- Set problem -
Extract only the first line of the listing and every line after it up to and including the one with "minimum width=4.2cm, minimum". Omit the pictures.

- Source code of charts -
****

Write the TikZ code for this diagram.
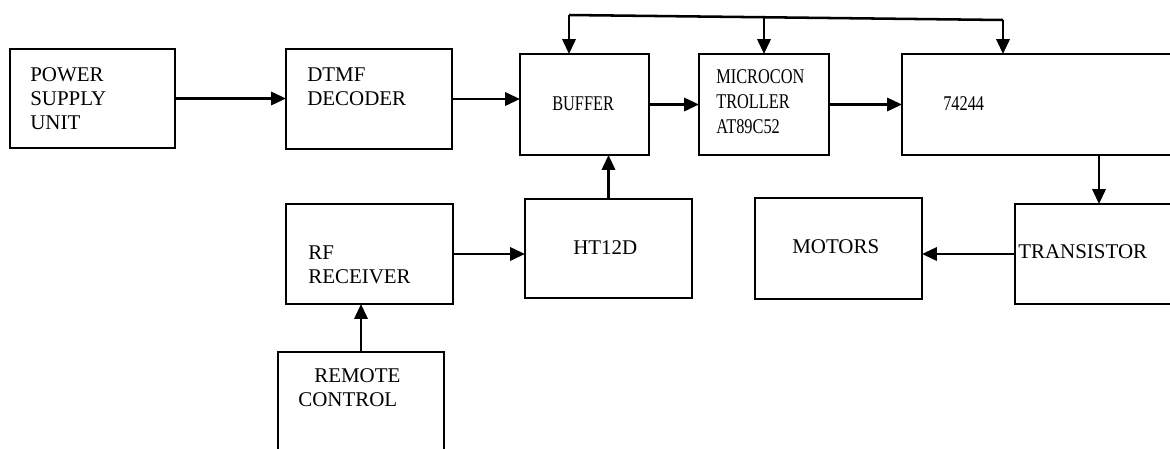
\documentclass[tikz,border=0pt]{standalone}
\usepackage{fontspec}
\setmainfont{Liberation Serif}
\newfontfamily\narrowfont{Liberation Serif}[FakeStretch=0.78]
\usepackage{tikz}
\usetikzlibrary{arrows.meta,positioning}

\begin{document}
\begin{tikzpicture}[
    x=0.025cm, y=-0.025cm,
    blk/.style={draw=black, line width=1pt, inner sep=0pt, outer sep=0pt},
    lbl/.style={inner sep=0pt, anchor=north west, align=left, font=\fontsize{14.9}{17}\selectfont},
    nlbl/.style={lbl, font=\narrowfont\fontsize{14.9}{17.7}\selectfont},
    arr/.style={-{Triangle[length=0.37cm,width=0.33cm]}, line width=1.8pt}
]
\useasboundingbox (0,0) rectangle (1170,448);

% blocks
\node[blk, minimum width=4.125cm, minimum height=2.475cm] (pwr) at (92.5,98.5) {};
\node[blk, minimum width=4.15cm, minimum height=2.5cm] (dtmf) at (369,99) {};
\node[blk, minimum width=3.225cm, minimum height=2.525cm] (buf) at (584.5,104.5) {};
\node[blk, minimum width=3.25cm, minimum height=2.525cm] (mcu) at (764,104.5) {};
\node[blk, minimum width=9.85cm, minimum height=2.525cm] (ic) at (1099,104.5) {};
\node[blk, minimum width=4.175cm, minimum height=2.5cm] (rf) at (369.5,254) {};
\node[blk, minimum width=4.175cm, minimum height=2.475cm] (ht) at (608.5,248.5) {};
\node[blk, minimum width=4.15cm, minimum height=2.95cm] (rc) at (361,411) {};
\node[blk, minimum width=4.175cm, minimum height=2.525cm] (mot) at (838.5,248.5) {};
\node[blk, minimum width=4.2cm, minimum height=2.5cm] (trn) at (1099,254) {};

% texts
\node[lbl] (pwrtxt) at (30,67.1) {POWER\\SUPPLY\\UNIT};
\node[lbl] (dtmftxt) at (307,67.1) {DTMF\\DECODER};
\node[nlbl] (buftxt) at (552,96.1) {BUFFER};
\node[nlbl] (mcutxt) at (716,69.1) {MICROCON\\TROLLER\\AT89C52};
\node[nlbl] (ictxt) at (943,96.1) {74244};
\node[lbl] (rftxt) at (308,245.1) {RF\\RECEIVER};
\node[lbl] (httxt) at (573,240.1) {HT12D};
\node[lbl] (rctxt) at (298,368.1) {\hspace*{0.4cm}REMOTE\\CONTROL};
\node[lbl] (mottxt) at (792,239.1) {MOTORS};
\node[lbl] (trntxt) at (1018,244.1) {TRANSISTOR};

% bus on top
\coordinate (tl) at (569,15);
\coordinate (tm) at (764,17.8);
\coordinate (tr) at (1003,20);

\draw[arr] (pwr.east) -- (pwr.east -| dtmf.west);
\draw[arr] (dtmf.east) -- (dtmf.east -| buf.west);
\draw[arr] (buf.east) -- (buf.east -| mcu.west);
\draw[arr] (mcu.east) -- (mcu.east -| ic.west);
\draw[arr] (ic.south) -- (trn.north);
\draw[arr] (trn.west) -- (trn.west -| mot.east);
\draw[arr] (rc.north) -- (rc.north |- rf.south);
\draw[arr] (rf.east) -- (rf.east -| ht.west);
\draw[arr] (ht.north) -- (ht.north |- buf.south);
\draw[line width=1.8pt] (tl) -- (tr);
\draw[arr] (tl) -- (tl |- buf.north);
\draw[arr] (tm) -- (tm |- mcu.north);
\draw[arr] (tr) -- (tr |- ic.north);
\end{tikzpicture}
\end{document}
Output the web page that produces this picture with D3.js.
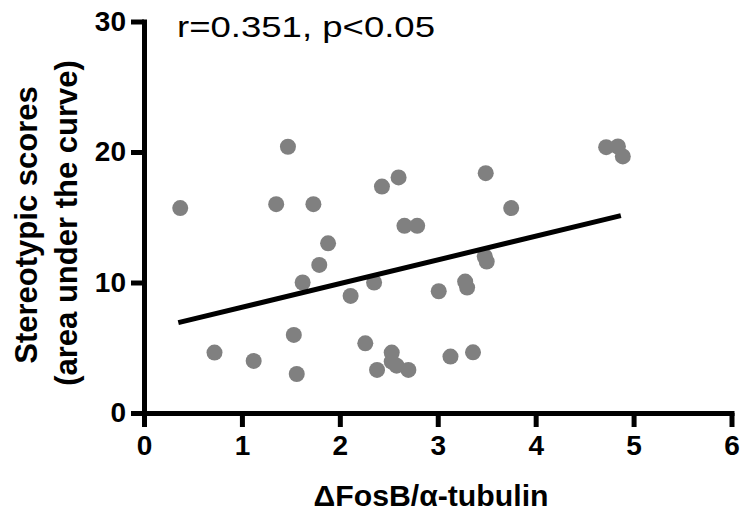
<!DOCTYPE html>
<html>
<head>
<meta charset="utf-8">
<script src="https://cdn.jsdelivr.net/npm/d3@7"></script>
<style>
  body { margin: 0; background: #fff; }
  text { font-family: "Liberation Sans", Arial, sans-serif; }
</style>
</head>
<body>
<div id="scatter_chart"></div>
<script>
// values
const fosb = [0.37, 0.72, 1.12, 1.35, 1.47, 1.53, 1.56, 1.62, 1.73, 1.79, 1.88, 2.11,
  2.26, 2.35, 2.38, 2.43, 2.53, 2.53, 2.58, 2.60, 2.66, 2.70, 2.79, 3.01, 3.13, 3.28,
  3.30, 3.36, 3.48, 3.49, 3.50, 3.75, 4.72, 4.84, 4.89];
const scores = [15.7, 4.63, 3.99, 16.0, 20.4, 5.98, 2.99, 10.0, 16.0, 11.35, 13.0, 8.97,
  5.34, 10.0, 3.30, 17.35, 4.63, 3.94, 3.63, 18.05, 14.34, 3.30, 14.34, 9.33, 4.32, 10.07,
  9.61, 4.65, 11.99, 18.38, 11.6, 15.70, 20.37, 20.42, 19.66];

// fitted line
const fitRange = [0.35, 4.87];
const fitSlope = 1.814;
const fitIntercept = 6.29;

const xTicks = [0, 1, 2, 3, 4, 5, 6];
const yTicks = [0, 10, 20, 30];
const annotation = "r=0.351, p<0.05";

const width = 747, height = 516;

const svg = d3.select("#scatter_chart")
  .append("svg")
  .attr("width", width)
  .attr("height", height);

const x = d3.scaleLinear().domain([0, 6]).range([144, 731.5]);
const y = d3.scaleLinear().domain([0, 30]).range([413, 21.5]);

// axes
const xAxis = svg.append("g")
  .attr("transform", `translate(0, ${y(0)})`)
  .call(d3.axisBottom(x).tickValues(xTicks).tickFormat(d3.format("d"))
    .tickSize(14).tickSizeOuter(0).tickPadding(8));

const yAxis = svg.append("g")
  .attr("transform", `translate(${x(0)}, 0)`)
  .call(d3.axisLeft(y).tickValues(yTicks).tickFormat(d3.format("d"))
    .tickSize(13).tickSizeOuter(0).tickPadding(5));

[xAxis, yAxis].forEach(function (g) {
  g.select(".domain").attr("stroke", "#000").attr("stroke-width", 5).attr("stroke-linecap", "square");
  g.selectAll(".tick line").attr("stroke", "#000").attr("stroke-width", 5);
  g.selectAll(".tick text")
    .attr("fill", "#000")
    .style("font-size", "28px")
    .style("font-weight", "bold")
    .style("font-family", '"Liberation Sans", Arial, sans-serif');
});

// points
svg.append("g")
  .selectAll("circle")
  .data(fosb.map((d, i) => ({x: d, y: scores[i]})))
  .join("circle")
    .attr("cx", d => x(d.x))
    .attr("cy", d => y(d.y))
    .attr("r", 8)
    .attr("fill", "#808080");

// regression line
svg.append("line")
  .attr("x1", x(fitRange[0]))
  .attr("y1", y(fitIntercept + fitSlope * fitRange[0]))
  .attr("x2", x(fitRange[1]))
  .attr("y2", y(fitIntercept + fitSlope * fitRange[1]))
  .attr("stroke", "#000")
  .attr("stroke-width", 5);

// labels
svg.append("text")
  .attr("x", 177)
  .attr("y", 37)
  .attr("textLength", 258)
  .attr("lengthAdjust", "spacingAndGlyphs")
  .style("font-size", "30px")
  .text(annotation);

svg.append("text")
  .attr("x", 431)
  .attr("y", 506)
  .attr("text-anchor", "middle")
  .attr("textLength", 235)
  .attr("lengthAdjust", "spacingAndGlyphs")
  .style("font-size", "29px")
  .style("font-weight", "bold")
  .text("\u0394FosB/\u03b1-tubulin");

svg.append("text")
  .attr("transform", "translate(37, 225) rotate(-90)")
  .attr("text-anchor", "middle")
  .style("font-size", "31px")
  .style("font-weight", "bold")
  .text("Stereotypic scores");

svg.append("text")
  .attr("transform", "translate(77, 223) rotate(-90)")
  .attr("text-anchor", "middle")
  .style("font-size", "31px")
  .style("font-weight", "bold")
  .text("(area under the curve)");
</script>
</body>
</html>
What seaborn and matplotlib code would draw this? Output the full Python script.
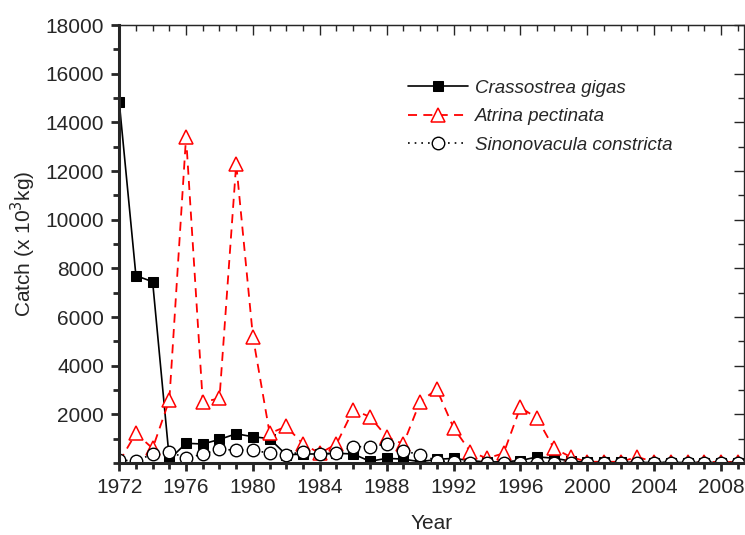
import numpy as np
import pandas as pd
import matplotlib
matplotlib.use("Agg")
import matplotlib.pyplot as plt
import seaborn as sns
from matplotlib.ticker import MultipleLocator

# Catch data (x 10^3 kg)
years = list(range(1972, 2010))

crassostrea = [14850, 7700, 7450, 150, 810, 780, 970, 1200, 1080, 1000,
               330, 370, 370, 400, 370, 70, 190, 160, 50, 150,
               190, 100, 40, 50, 100, 250, 200, 80, 30, 30,
               30, 20, 20, 20, 20, 20, 20, 20]

atrina = [50, 1220, 600, 2590, 13400, 2500, 2660, 12300, 5190, 1220,
          1500, 780, 400, 780, 2180, 1900, 1080, 780, 2520, 3030,
          1450, 470, 190, 400, 2290, 1840, 610, 250, 50, 50,
          50, 250, 40, 40, 40, 40, 40, 40]

sinonovacula = [120, 80, 370, 470, 190, 370, 560, 530, 530, 400,
                330, 470, 370, 400, 670, 670, 780, 510, 330, 100,
                30, 20, 20, 20, 20, 20, 20, 20, 20, 20,
                20, 20, 20, 20, 20, 20, 20, 20]

df = pd.DataFrame({"Year": years,
                   "Crassostrea gigas": crassostrea,
                   "Atrina pectinata": atrina,
                   "Sinonovacula constricta": sinonovacula})

sns.set_style("ticks")
plt.rcParams["font.family"] = ["Liberation Sans", "DejaVu Sans"]

fig = plt.figure(figsize=(7.45, 5.35), dpi=100)
ax = fig.add_axes([0.16, 0.1346, 0.838, 0.8186])

sns.lineplot(data=df, x="Year", y="Crassostrea gigas", ax=ax, color="black",
             linewidth=1.2, marker="s", markersize=7, markerfacecolor="black",
             markeredgecolor="black", label="Crassostrea gigas")
sns.lineplot(data=df, x="Year", y="Atrina pectinata", ax=ax, color="red",
             linewidth=1.3, linestyle=(0, (5, 3.5)), marker="^", markersize=10,
             markerfacecolor="white", markeredgecolor="red", markeredgewidth=1.1,
             label="Atrina pectinata")
sns.lineplot(data=df, x="Year", y="Sinonovacula constricta", ax=ax, color="black",
             linewidth=1.2, linestyle=(0, (1, 3)), marker="o", markersize=9,
             markerfacecolor="white", markeredgecolor="black", markeredgewidth=1.0,
             label="Sinonovacula constricta")

ax.set_xlim(1972, 2009.35)
ax.set_ylim(0, 18000)
ax.xaxis.set_major_locator(MultipleLocator(4))
ax.xaxis.set_minor_locator(MultipleLocator(1))
ax.yaxis.set_major_locator(MultipleLocator(2000))
ax.yaxis.set_minor_locator(MultipleLocator(1000))
ax.set_yticks(range(2000, 18001, 2000))

ax.set_xlabel("Year", fontsize=15, labelpad=12)
ax.set_ylabel("Catch (x 10$^3$kg)", fontsize=15, labelpad=5)

for side in ["left", "bottom"]:
    ax.spines[side].set_linewidth(2.2)
for side in ["top", "right"]:
    ax.spines[side].set_visible(True)
    ax.spines[side].set_linewidth(0.9)

ax.tick_params(axis="both", which="major", direction="out", length=6, width=2,
               labelsize=15, pad=5)
ax.tick_params(axis="both", which="minor", direction="out", length=4, width=2)

# mirrored ticks on top and right, pointing inward
top = ax.secondary_xaxis("top")
top.xaxis.set_major_locator(MultipleLocator(4))
top.xaxis.set_minor_locator(MultipleLocator(1))
top.tick_params(which="major", direction="in", length=7, width=1, labeltop=False)
top.tick_params(which="minor", direction="in", length=4, width=1)
top.spines["top"].set_linewidth(0.9)

right = ax.secondary_yaxis("right")
right.yaxis.set_major_locator(MultipleLocator(2000))
right.yaxis.set_minor_locator(MultipleLocator(1000))
right.tick_params(which="major", direction="in", length=7, width=1, labelright=False)
right.tick_params(which="minor", direction="in", length=4, width=1)

leg = ax.legend(loc="upper left", bbox_to_anchor=(0.462, 0.875), frameon=False,
                borderpad=0, borderaxespad=0,
                prop={"style": "italic", "size": 13.5}, handlelength=3.2,
                handletextpad=0.37, labelspacing=0.6, numpoints=1)

fig.savefig("out.png", dpi=100)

****

- Answer below -
Write the TikZ code for this diagram.
\documentclass[tikz,border=0pt]{standalone}
\usepackage{fontspec}
\setmainfont{Liberation Serif}
\newfontfamily\narrowfont{Liberation Serif}[FakeStretch=0.78]
\usepackage{tikz}
\usetikzlibrary{arrows.meta,positioning}

\begin{document}
\begin{tikzpicture}[
    x=0.025cm, y=-0.025cm,
    blk/.style={draw=black, line width=1pt, inner sep=0pt, outer sep=0pt},
    lbl/.style={inner sep=0pt, anchor=north west, align=left, font=\fontsize{14.9}{17}\selectfont},
    nlbl/.style={lbl, font=\narrowfont\fontsize{14.9}{17.7}\selectfont},
    arr/.style={-{Triangle[length=0.37cm,width=0.33cm]}, line width=1.8pt}
]
\useasboundingbox (0,0) rectangle (1170,448);

% blocks
\node[blk, minimum width=4.125cm, minimum height=2.475cm] (pwr) at (92.5,98.5) {};
\node[blk, minimum width=4.15cm, minimum height=2.5cm] (dtmf) at (369,99) {};
\node[blk, minimum width=3.225cm, minimum height=2.525cm] (buf) at (584.5,104.5) {};
\node[blk, minimum width=3.25cm, minimum height=2.525cm] (mcu) at (764,104.5) {};
\node[blk, minimum width=9.85cm, minimum height=2.525cm] (ic) at (1099,104.5) {};
\node[blk, minimum width=4.175cm, minimum height=2.5cm] (rf) at (369.5,254) {};
\node[blk, minimum width=4.175cm, minimum height=2.475cm] (ht) at (608.5,248.5) {};
\node[blk, minimum width=4.15cm, minimum height=2.95cm] (rc) at (361,411) {};
\node[blk, minimum width=4.175cm, minimum height=2.525cm] (mot) at (838.5,248.5) {};
\node[blk, minimum width=4.2cm, minimum height=2.5cm] (trn) at (1099,254) {};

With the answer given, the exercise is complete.